No April payout as San Juan Basin (NYSE: SJT) faces excess costs
Rhea-AI Filing Summary
San Juan Basin Royalty Trust will pay no monthly cash distribution for April 2026. The Trustee cites excess production costs from prior periods on the Subject Interests and continued low natural gas prices, which together have eliminated royalty income for now.
Cumulative excess production costs stand at about $6.63 million gross ($4.97 million net to the Trust, and the deficit increased from last month. February 2026 revenues of $5.24 million were more than offset by $5.68 million of production costs, while average gas prices fell to $2.70 per Mcf.
No future distributions will be made until net proceeds fully repay excess production costs, restore a $2.0 million reserve, and repay principal and interest on the Trust’s line of credit, whose outstanding balance is $872,254. The Trust is relying on its line of credit and dwindling cash reserves to cover administrative expenses and interest.
Positive
- None.
Negative
- Monthly cash distributions are suspended until excess production costs, a $2.0 million reserve requirement, and all principal and interest on the line of credit are fully repaid, removing current income for unit holders.
- Cumulative excess production costs have grown to $6.63 million gross ($4.97 million net to the Trust), and February 2026 production costs exceeded revenues, underscoring ongoing cash flow pressure.
- Reliance on debt and shrinking reserves is increasing, with an outstanding line of credit balance of $872,254 and cash reserves reduced to $9,367 after interest payments.
Insights
Distribution suspension and rising excess costs are materially negative for income-focused holders.
San Juan Basin Royalty Trust is suspending its April 2026 cash distribution because royalty income is being fully absorbed by excess production costs and weak natural gas prices.
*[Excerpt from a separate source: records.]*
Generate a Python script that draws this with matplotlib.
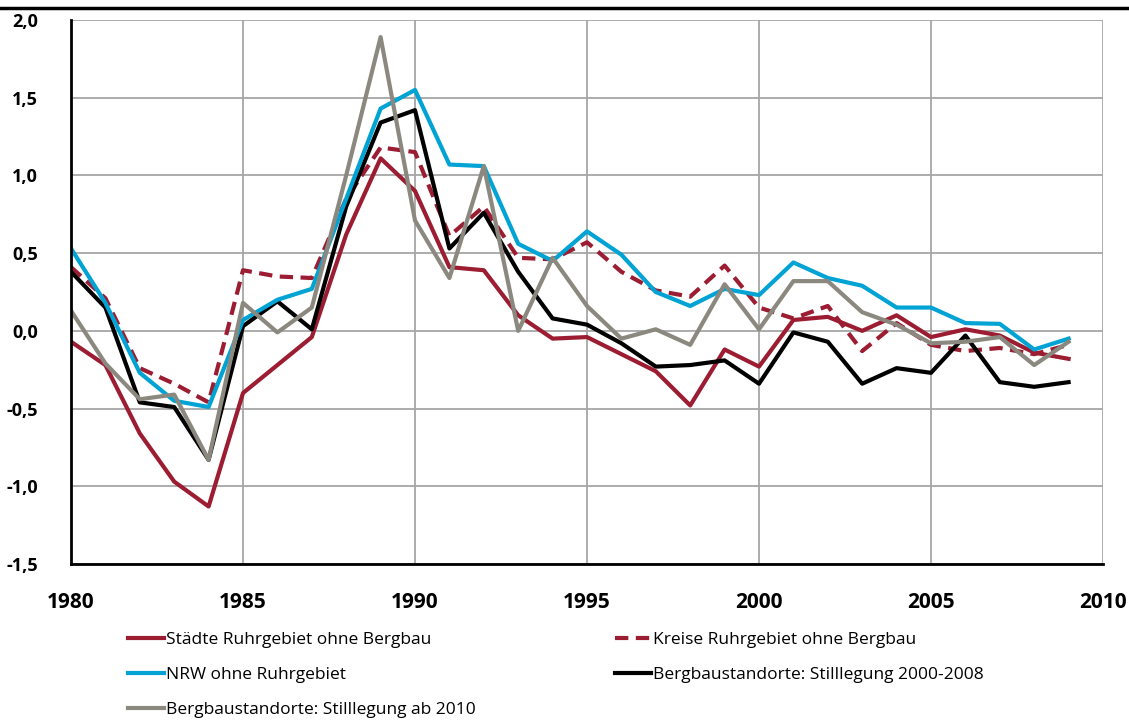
import matplotlib
matplotlib.use("Agg")
import matplotlib.pyplot as plt
from matplotlib.lines import Line2D

plt.rcParams['font.family'] = ['Open Sans', 'DejaVu Sans']

jahre = list(range(1980, 2010))

staedte = [-0.07, -0.22, -0.66, -0.97, -1.13, -0.40, -0.22, -0.04, 0.62, 1.11,
           0.90, 0.41, 0.39, 0.10, -0.05, -0.04, -0.15, -0.26, -0.48, -0.12,
           -0.23, 0.07, 0.09, 0.00, 0.10, -0.04, 0.01, -0.03, -0.14, -0.18]
kreise = [0.41, 0.21, -0.24, -0.34, -0.46, 0.39, 0.35, 0.34, 0.85, 1.18,
          1.15, 0.61, 0.80, 0.47, 0.46, 0.57, 0.38, 0.26, 0.22, 0.42,
          0.15, 0.08, 0.16, -0.13, 0.05, -0.09, -0.13, -0.11, -0.15, -0.09]
nrw = [0.53, 0.18, -0.27, -0.45, -0.49, 0.07, 0.20, 0.27, 0.85, 1.43,
       1.55, 1.07, 1.06, 0.56, 0.45, 0.64, 0.49, 0.25, 0.16, 0.27,
       0.23, 0.44, 0.34, 0.29, 0.15, 0.15, 0.05, 0.045, -0.12, -0.05]
bergbau_2000 = [0.38, 0.15, -0.46, -0.49, -0.83, 0.03, 0.19, 0.01, 0.80, 1.34,
                1.42, 0.53, 0.76, 0.38, 0.08, 0.04, -0.08, -0.23, -0.22, -0.19,
                -0.34, -0.01, -0.07, -0.34, -0.24, -0.27, -0.03, -0.33, -0.36, -0.33]
bergbau_2010 = [0.13, -0.21, -0.44, -0.41, -0.83, 0.18, -0.01, 0.15, 1.00, 1.89,
                0.71, 0.34, 1.06, 0.00, 0.47, 0.16, -0.05, 0.01, -0.09, 0.30,
                0.01, 0.32, 0.32, 0.12, 0.04, -0.08, -0.07, -0.04, -0.22, -0.07]

x_ticks = [1980, 1985, 1990, 1995, 2000, 2005, 2010]
y_ticks = [-1.5, -1.0, -0.5, 0.0, 0.5, 1.0, 1.5, 2.0]

rot = '#9C1C32'
blau = '#00A3D3'
grau = '#8B897F'

fig = plt.figure(figsize=(11.29, 7.23), dpi=100)
ax = fig.add_axes([71/1129, 1 - 564/723, (1103 - 71)/1129, (564 - 20)/723])

lw = 3
l1, = ax.plot(jahre, staedte, color=rot, lw=lw, label='Städte Ruhrgebiet ohne Bergbau')
l2, = ax.plot(jahre, kreise, color=rot, lw=lw, linestyle=(0, (3.2, 1.8)),
              label='Kreise Ruhrgebiet ohne Bergbau')
l3, = ax.plot(jahre, nrw, color=blau, lw=lw, label='NRW ohne Ruhrgebiet')
l4, = ax.plot(jahre, bergbau_2000, color='black', lw=lw,
              label='Bergbaustandorte: Stilllegung 2000-2008')
l5, = ax.plot(jahre, bergbau_2010, color=grau, lw=lw,
              label='Bergbaustandorte: Stilllegung ab 2010')
# Reihenfolge im Bild: grau oben
l5.set_zorder(2.5)
l3.set_zorder(2.2)

ax.set_xlim(1980, 2010)
ax.set_ylim(-1.5, 2.0)
ax.set_xticks(x_ticks)
ax.set_yticks(y_ticks)
ax.set_yticklabels([f'{v:.1f}'.replace('.', ',') for v in y_ticks])
ax.tick_params(length=0)
ax.tick_params(axis='x', pad=20, labelsize=15)
ax.tick_params(axis='y', pad=24, labelsize=13)
for lab in ax.get_xticklabels() + ax.get_yticklabels():
    lab.set_fontweight('bold')

ax.grid(True, color='#A6A6A6', lw=1.3)
ax.set_axisbelow(True)
for s in ['top', 'right']:
    ax.spines[s].set_visible(False)
ax.spines['left'].set_linewidth(2)
ax.spines['bottom'].set_linewidth(2)

# Linie oben (Titelbereich)
fig.add_artist(Line2D([0, 1], [1 - 8/723, 1 - 8/723], color='black', lw=2.5,
                      transform=fig.transFigure))

leg_kw = dict(frameon=False, fontsize=12.5, handlelength=2.1, handletextpad=0.1,
              labelspacing=1.08, borderpad=0, borderaxespad=0)
leg1 = fig.legend(handles=[l1, l3, l5], loc='upper left',
                  bbox_to_anchor=(128/1129, 1 - 632/723), **leg_kw)
leg2 = fig.legend(handles=[l2, l4], loc='upper left',
                  bbox_to_anchor=(615/1129, 1 - 632/723), **leg_kw)

fig.savefig('out.png', dpi=100)
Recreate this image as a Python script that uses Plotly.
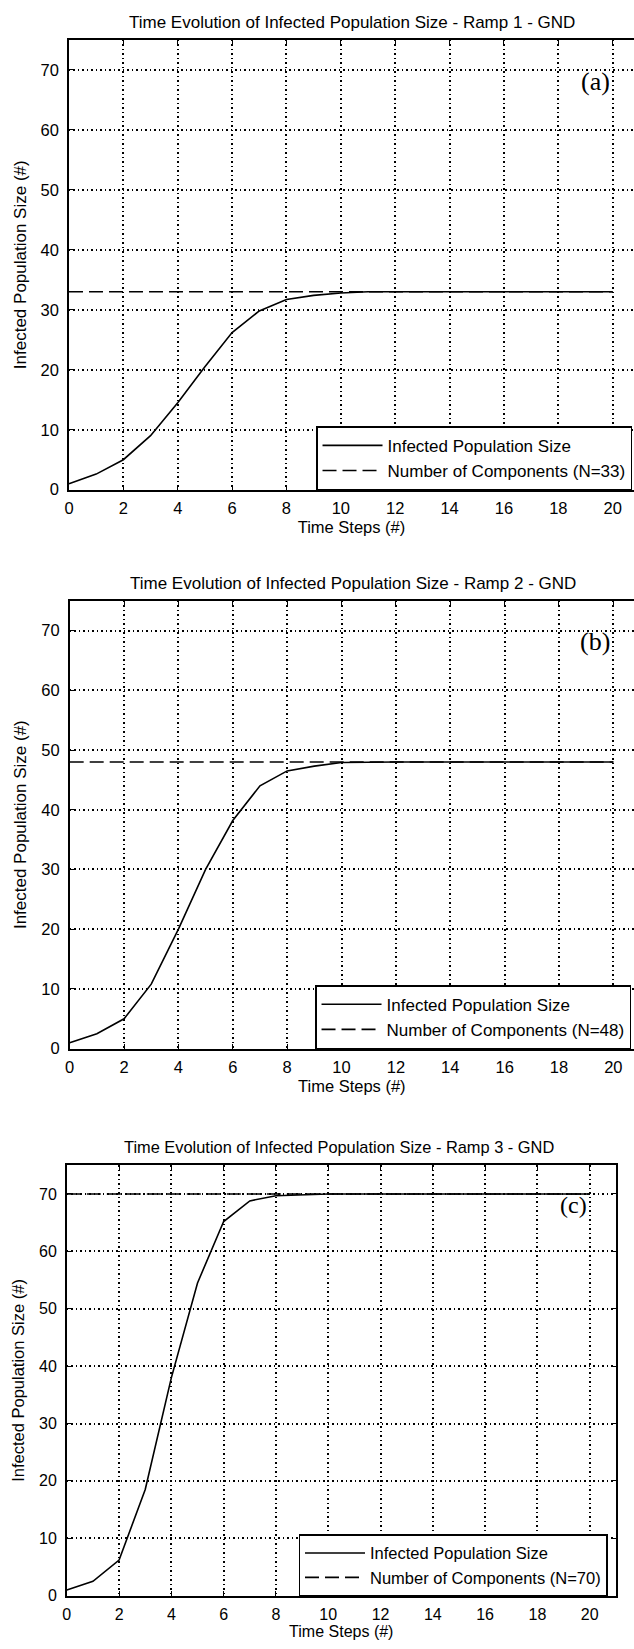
import plotly.graph_objects as go

# ---------------- data ----------------
steps = list(range(21))
infected_a = [1, 2.6, 5, 9, 14.5, 20.5, 26.2, 29.8, 31.7, 32.4, 32.8, 33, 33, 33, 33, 33, 33, 33, 33, 33, 33]
infected_b = [1, 2.5, 5, 10.8, 20, 30, 38.2, 44, 46.5, 47.3, 47.9, 48, 48, 48, 48, 48, 48, 48, 48, 48, 48]
infected_c = [1, 2.5, 6.2, 18.5, 38, 54.5, 65.2, 68.8, 69.7, 69.9, 70, 70, 70, 70, 70, 70, 70, 70, 70, 70, 70]
components = [33, 48, 70]
ramps = ["1", "2", "3"]
labels = ["(a)", "(b)", "(c)"]
x_ticks = list(range(0, 21, 2))
y_ticks = list(range(0, 71, 10))

W, H = 634, 1649
FONT = "Liberation Sans, Arial, Helvetica, sans-serif"
SERIF = "Liberation Serif, Times New Roman, serif"

# panel geometry (pixels)
panels = [
    dict(x0=64.5, x1=634, unit=27.4, top=40, bot=492.4, title_y=23, title_x=350,
         leg=(632, 493), fs=16.5, legfs=17, tfs=17, lfs=26, mirror_y=False, title_std=5),
    dict(x0=65.2, x1=634, unit=27.4, top=604, bot=1054.4, title_y=587, title_x=351,
         leg=(631, 1055), fs=16.5, legfs=17, tfs=17, lfs=26, mirror_y=False, title_std=5),
    dict(x0=62.3, x1=615.6, unit=26.35, top=1171.7, bot=1604.4, title_y=1153, title_x=337,
         leg=(607.3, 1605), fs=16, legfs=16.5, tfs=16.4, lfs=24, mirror_y="ticks", title_std=3),
]
series = [infected_a, infected_b, infected_c]

fig = go.Figure()
layout = dict(width=W, height=H, margin=dict(l=0, r=0, t=0, b=0), autosize=False,
              paper_bgcolor="white", plot_bgcolor="white", annotations=[], showlegend=True)

for i, p in enumerate(panels):
    sfx = "" if i == 0 else str(i + 1)
    xa, ya = "x" + sfx, "y" + sfx
    lg = "legend" + sfx
    xmax = (p["x1"] - p["x0"]) / p["unit"]
    fig.add_trace(go.Scatter(x=steps, y=series[i], mode="lines", name="Infected Population Size",
                             line=dict(color="black", width=1.6), xaxis=xa, yaxis=ya, legend=lg))
    fig.add_trace(go.Scatter(x=[steps[0], steps[-1]], y=[components[i], components[i]], mode="lines",
                             name=f"Number of Components (N={components[i]})",
                             line=dict(color="black", width=1.6, dash="14px,6px"),
                             xaxis=xa, yaxis=ya, legend=lg))
    common = dict(showline=True, linecolor="black", linewidth=1.6, ticks="inside", ticklen=5,
                  tickwidth=1.3, tickcolor="black", showgrid=True, gridcolor="black", gridwidth=1.5,
                  griddash="1.5px,3px", zeroline=False, tickfont=dict(family=FONT, size=p["fs"], color="black"))
    layout["xaxis" + sfx] = dict(common, domain=[p["x0"] / W, p["x1"] / W], range=[0, xmax],
                                 tickvals=x_ticks, mirror="ticks", anchor=ya, ticklabelstandoff=3,
                                 title=dict(text="Time Steps (#)", font=dict(family=FONT, size=p["fs"], color="black"),
                                            standoff=p["title_std"]))
    layout["yaxis" + sfx] = dict(common, domain=[1 - p["bot"] / H, 1 - p["top"] / H], range=[0, 75],
                                 tickvals=y_ticks, mirror=p["mirror_y"], anchor=xa, ticklabelstandoff=5,
                                 title=dict(text="Infected Population Size (#)",
                                            font=dict(family=FONT, size=p["fs"] + 0.5, color="black"), standoff=10))
    layout[lg] = dict(x=p["leg"][0] / W, xanchor="right", y=1 - p["leg"][1] / H, yanchor="bottom",
                      bordercolor="black", borderwidth=1.5, bgcolor="white", itemwidth=60,
                      font=dict(family=FONT, size=p["legfs"], color="black"), traceorder="normal")
    layout["annotations"].append(dict(text=f"Time Evolution of Infected Population Size - Ramp {ramps[i]} - GND",
                                      x=p["title_x"] / W, y=1 - p["title_y"] / H, xref="paper", yref="paper",
                                      xanchor="center", yanchor="middle", showarrow=False,
                                      font=dict(family=FONT, size=p["tfs"], color="black")))
    layout["annotations"].append(dict(text=labels[i], x=20, y=68.1, xref=xa, yref=ya,
                                      xanchor="right", yanchor="middle", showarrow=False, xshift=-1,
                                      font=dict(family=SERIF, size=p["lfs"], color="black")))

fig.update_layout(**layout)
fig.write_html("out.html")
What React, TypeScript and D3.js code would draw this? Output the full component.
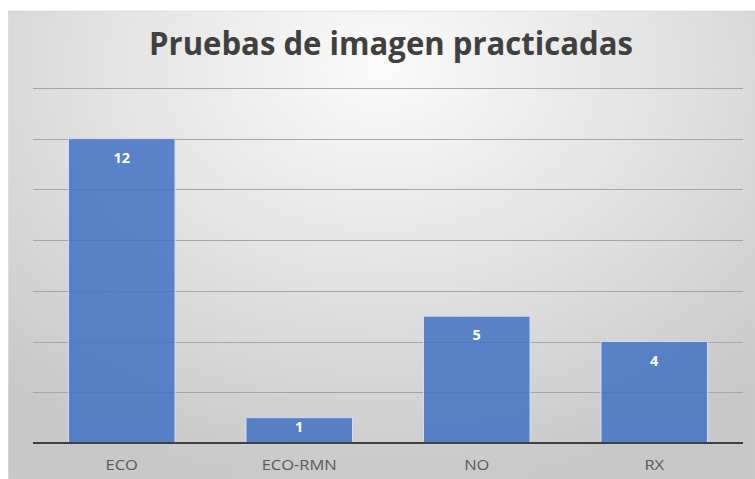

Cumulative excess production costs of about $6.63M gross highlight how prior capital spending and operating costs are pressuring cash flow.
For February 2026, the Subject Interests generated $5.24M of revenue versus $5.68M of production costs, so there were no net proceeds for the Trust. Average gas price declined to $2.70 per Mcf, and gas volumes also fell compared with January, reinforcing commodity sensitivity.
The Trust must first repay excess production costs, then replenish a $2.0M reserve, and finally repay principal and interest on the $872,254 line of credit before resuming distributions. This sequence places unit holders behind multiple cash priorities. Ongoing audits of Hilcorp’s reporting and charges are noted, but the filing does not state any resolved outcome.